WRITTEN INSTRUCTION >>
The lines from the top of the material through the line with "0.20, 0.13, 0.07];" are to be set down exactly. Leave the pictures out.
== DATASET EXTRACT
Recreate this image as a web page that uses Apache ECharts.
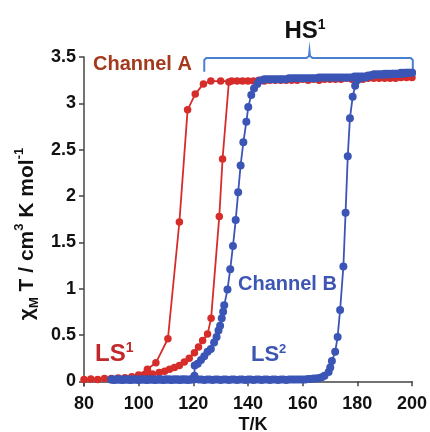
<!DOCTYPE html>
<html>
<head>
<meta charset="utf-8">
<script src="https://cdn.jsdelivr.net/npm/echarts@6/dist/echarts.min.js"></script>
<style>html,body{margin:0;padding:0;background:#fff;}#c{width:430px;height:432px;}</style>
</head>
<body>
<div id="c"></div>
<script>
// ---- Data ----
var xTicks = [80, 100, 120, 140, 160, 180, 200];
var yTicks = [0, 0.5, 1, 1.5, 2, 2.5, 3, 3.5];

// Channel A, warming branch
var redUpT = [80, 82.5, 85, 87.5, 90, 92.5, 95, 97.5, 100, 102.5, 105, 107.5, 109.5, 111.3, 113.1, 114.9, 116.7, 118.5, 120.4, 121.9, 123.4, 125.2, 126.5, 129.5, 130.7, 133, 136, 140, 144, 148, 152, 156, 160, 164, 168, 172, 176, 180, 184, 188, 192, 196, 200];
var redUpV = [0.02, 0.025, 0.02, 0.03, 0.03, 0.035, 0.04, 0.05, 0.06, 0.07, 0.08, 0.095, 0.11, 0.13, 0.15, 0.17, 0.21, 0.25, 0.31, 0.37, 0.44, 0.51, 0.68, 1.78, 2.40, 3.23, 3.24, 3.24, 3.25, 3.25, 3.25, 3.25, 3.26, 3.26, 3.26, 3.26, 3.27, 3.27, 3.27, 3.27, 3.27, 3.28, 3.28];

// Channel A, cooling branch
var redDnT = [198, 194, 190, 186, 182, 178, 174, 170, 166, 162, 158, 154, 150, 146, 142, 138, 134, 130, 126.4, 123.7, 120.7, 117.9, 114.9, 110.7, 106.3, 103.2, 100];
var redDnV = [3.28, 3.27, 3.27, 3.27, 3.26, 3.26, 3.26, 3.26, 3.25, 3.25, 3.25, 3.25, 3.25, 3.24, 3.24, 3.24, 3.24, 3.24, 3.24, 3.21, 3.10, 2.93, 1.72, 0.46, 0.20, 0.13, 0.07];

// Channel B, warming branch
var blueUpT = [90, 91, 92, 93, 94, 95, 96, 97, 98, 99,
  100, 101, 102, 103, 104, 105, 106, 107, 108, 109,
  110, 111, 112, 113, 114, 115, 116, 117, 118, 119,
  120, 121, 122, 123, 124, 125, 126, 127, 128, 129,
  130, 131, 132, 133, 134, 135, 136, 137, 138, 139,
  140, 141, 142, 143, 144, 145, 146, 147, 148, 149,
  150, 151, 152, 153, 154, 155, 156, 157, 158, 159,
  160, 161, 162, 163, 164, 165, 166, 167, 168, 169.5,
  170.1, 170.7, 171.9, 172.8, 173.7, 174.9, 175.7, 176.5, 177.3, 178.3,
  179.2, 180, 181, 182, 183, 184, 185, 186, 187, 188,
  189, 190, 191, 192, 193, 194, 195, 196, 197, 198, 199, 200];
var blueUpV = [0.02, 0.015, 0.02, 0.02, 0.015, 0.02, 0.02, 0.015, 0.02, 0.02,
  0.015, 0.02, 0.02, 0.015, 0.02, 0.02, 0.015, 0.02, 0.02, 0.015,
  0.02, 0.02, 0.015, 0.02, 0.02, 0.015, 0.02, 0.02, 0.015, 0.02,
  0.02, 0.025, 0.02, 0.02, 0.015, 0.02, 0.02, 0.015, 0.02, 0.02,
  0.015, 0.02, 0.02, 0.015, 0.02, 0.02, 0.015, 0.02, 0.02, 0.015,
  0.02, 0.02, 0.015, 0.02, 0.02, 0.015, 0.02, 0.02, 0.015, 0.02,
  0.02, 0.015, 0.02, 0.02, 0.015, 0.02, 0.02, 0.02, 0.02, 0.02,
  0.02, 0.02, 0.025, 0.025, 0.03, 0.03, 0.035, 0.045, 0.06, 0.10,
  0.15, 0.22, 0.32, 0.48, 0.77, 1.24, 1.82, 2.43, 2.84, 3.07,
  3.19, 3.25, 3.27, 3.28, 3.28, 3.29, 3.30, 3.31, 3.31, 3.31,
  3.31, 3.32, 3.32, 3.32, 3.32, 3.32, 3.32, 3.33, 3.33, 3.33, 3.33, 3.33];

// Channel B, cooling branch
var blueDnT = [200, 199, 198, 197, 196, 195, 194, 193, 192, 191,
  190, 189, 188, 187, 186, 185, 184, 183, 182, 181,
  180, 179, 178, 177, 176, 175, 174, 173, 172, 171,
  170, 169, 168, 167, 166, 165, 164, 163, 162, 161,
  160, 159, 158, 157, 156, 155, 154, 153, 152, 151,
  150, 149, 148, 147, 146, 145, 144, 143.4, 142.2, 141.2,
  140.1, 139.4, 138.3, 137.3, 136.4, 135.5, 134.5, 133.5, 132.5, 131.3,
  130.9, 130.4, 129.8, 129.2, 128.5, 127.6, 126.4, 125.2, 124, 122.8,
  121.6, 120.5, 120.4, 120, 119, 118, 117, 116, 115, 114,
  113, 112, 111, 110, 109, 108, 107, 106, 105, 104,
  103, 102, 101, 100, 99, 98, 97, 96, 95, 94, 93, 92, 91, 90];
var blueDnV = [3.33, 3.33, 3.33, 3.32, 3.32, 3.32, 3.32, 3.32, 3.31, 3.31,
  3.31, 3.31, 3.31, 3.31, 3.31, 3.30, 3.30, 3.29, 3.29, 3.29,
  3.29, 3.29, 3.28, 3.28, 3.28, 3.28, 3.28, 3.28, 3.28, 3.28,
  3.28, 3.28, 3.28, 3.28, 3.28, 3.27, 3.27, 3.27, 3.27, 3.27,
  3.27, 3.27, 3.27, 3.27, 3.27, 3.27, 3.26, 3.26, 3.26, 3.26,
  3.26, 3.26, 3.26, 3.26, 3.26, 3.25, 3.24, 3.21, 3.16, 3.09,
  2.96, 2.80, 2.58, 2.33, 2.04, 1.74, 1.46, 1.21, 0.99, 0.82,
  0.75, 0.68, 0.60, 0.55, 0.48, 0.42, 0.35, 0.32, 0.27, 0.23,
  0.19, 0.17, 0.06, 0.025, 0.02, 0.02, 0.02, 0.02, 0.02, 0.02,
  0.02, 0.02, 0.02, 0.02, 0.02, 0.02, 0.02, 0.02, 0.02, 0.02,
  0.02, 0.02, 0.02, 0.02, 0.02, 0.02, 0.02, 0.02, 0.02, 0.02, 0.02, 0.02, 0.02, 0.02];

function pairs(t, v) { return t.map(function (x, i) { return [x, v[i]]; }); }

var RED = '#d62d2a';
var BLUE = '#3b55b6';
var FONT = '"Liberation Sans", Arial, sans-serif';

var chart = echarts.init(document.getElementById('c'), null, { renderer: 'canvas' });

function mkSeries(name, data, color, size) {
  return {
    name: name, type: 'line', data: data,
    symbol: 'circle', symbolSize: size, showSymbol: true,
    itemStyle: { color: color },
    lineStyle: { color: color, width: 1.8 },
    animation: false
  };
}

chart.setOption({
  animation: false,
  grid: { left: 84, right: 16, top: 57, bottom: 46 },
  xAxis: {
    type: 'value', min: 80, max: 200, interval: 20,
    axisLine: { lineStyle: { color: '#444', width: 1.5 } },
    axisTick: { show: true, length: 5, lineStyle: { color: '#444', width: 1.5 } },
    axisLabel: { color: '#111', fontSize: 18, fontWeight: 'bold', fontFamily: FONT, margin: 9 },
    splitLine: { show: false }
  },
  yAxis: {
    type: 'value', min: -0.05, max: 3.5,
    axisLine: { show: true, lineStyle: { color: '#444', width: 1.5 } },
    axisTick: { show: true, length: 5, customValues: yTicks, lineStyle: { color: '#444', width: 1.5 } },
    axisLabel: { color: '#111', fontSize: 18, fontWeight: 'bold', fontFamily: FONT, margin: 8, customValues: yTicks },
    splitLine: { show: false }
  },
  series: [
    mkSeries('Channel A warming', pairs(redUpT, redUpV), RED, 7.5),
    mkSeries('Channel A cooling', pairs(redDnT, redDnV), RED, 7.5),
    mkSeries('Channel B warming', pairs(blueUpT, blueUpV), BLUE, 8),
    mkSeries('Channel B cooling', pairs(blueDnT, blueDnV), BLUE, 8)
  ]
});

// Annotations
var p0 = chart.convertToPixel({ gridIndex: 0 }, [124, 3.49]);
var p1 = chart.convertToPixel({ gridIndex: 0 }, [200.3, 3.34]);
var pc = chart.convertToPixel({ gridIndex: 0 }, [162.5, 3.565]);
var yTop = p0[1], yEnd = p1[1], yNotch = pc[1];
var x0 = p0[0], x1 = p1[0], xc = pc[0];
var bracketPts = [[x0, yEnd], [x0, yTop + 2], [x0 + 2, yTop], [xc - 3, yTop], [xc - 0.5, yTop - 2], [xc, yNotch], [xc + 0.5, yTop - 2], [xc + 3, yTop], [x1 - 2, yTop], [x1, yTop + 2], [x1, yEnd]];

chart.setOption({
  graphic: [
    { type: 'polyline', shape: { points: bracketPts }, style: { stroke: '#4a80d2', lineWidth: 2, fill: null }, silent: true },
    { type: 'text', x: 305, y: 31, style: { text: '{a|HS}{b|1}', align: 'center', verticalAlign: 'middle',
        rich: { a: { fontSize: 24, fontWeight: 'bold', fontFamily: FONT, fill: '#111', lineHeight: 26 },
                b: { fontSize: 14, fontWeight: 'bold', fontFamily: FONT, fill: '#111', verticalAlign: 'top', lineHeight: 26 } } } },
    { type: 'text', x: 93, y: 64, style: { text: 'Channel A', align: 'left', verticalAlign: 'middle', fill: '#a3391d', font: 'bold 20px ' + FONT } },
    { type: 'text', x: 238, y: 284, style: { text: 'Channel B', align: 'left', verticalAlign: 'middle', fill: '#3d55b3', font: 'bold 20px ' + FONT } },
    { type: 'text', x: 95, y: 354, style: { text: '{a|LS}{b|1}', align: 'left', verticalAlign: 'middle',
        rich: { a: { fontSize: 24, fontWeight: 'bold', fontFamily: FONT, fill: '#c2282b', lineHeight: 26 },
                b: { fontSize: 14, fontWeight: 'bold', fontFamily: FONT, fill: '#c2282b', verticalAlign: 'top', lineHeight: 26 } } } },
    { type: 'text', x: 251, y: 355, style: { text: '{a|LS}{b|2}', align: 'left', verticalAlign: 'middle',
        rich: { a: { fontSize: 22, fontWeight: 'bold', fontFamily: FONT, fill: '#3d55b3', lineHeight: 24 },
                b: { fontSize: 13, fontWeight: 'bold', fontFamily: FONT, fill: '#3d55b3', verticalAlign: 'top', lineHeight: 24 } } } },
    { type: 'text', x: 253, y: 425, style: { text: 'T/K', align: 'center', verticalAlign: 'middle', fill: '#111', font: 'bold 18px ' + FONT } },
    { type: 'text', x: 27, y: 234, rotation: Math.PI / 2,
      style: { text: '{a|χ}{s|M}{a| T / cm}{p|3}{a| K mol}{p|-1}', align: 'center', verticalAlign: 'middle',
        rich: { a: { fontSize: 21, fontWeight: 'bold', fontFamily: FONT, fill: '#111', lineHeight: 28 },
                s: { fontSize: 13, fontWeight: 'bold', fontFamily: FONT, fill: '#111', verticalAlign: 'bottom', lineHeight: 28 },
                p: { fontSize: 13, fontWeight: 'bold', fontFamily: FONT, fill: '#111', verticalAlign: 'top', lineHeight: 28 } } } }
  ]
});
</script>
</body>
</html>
====
ANSWER TO THE EXERCISE >>
Recreate this image as a web page that uses Apache ECharts.
<!DOCTYPE html>
<html>
<head>
<meta charset="utf-8">
<script src="https://cdn.jsdelivr.net/npm/echarts@6/dist/echarts.min.js"></script>
<style>html,body{margin:0;padding:0;background:#fff;}#c{width:430px;height:432px;}</style>
</head>
<body>
<div id="c"></div>
<script>
// ---- Data ----
var xTicks = [80, 100, 120, 140, 160, 180, 200];
var yTicks = [0, 0.5, 1, 1.5, 2, 2.5, 3, 3.5];

// Channel A, warming branch
var redUpT = [80, 82.5, 85, 87.5, 90, 92.5, 95, 97.5, 100, 102.5, 105, 107.5, 109.5, 111.3, 113.1, 114.9, 116.7, 118.5, 120.4, 121.9, 123.4, 125.2, 126.5, 129.5, 130.7, 133, 136, 140, 144, 148, 152, 156, 160, 164, 168, 172, 176, 180, 184, 188, 192, 196, 200];
var redUpV = [0.02, 0.025, 0.02, 0.03, 0.03, 0.035, 0.04, 0.05, 0.06, 0.07, 0.08, 0.095, 0.11, 0.13, 0.15, 0.17, 0.21, 0.25, 0.31, 0.37, 0.44, 0.51, 0.68, 1.78, 2.40, 3.23, 3.24, 3.24, 3.25, 3.25, 3.25, 3.25, 3.26, 3.26, 3.26, 3.26, 3.27, 3.27, 3.27, 3.27, 3.27, 3.28, 3.28];

// Channel A, cooling branch
var redDnT = [198, 194, 190, 186, 182, 178, 174, 170, 166, 162, 158, 154, 150, 146, 142, 138, 134, 130, 126.4, 123.7, 120.7, 117.9, 114.9, 110.7, 106.3, 103.2, 100];
var redDnV = [3.28, 3.27, 3.27, 3.27, 3.26, 3.26, 3.26, 3.26, 3.25, 3.25, 3.25, 3.25, 3.25, 3.24, 3.24, 3.24, 3.24, 3.24, 3.24, 3.21, 3.10, 2.93, 1.72, 0.46, 0.20, 0.13, 0.07];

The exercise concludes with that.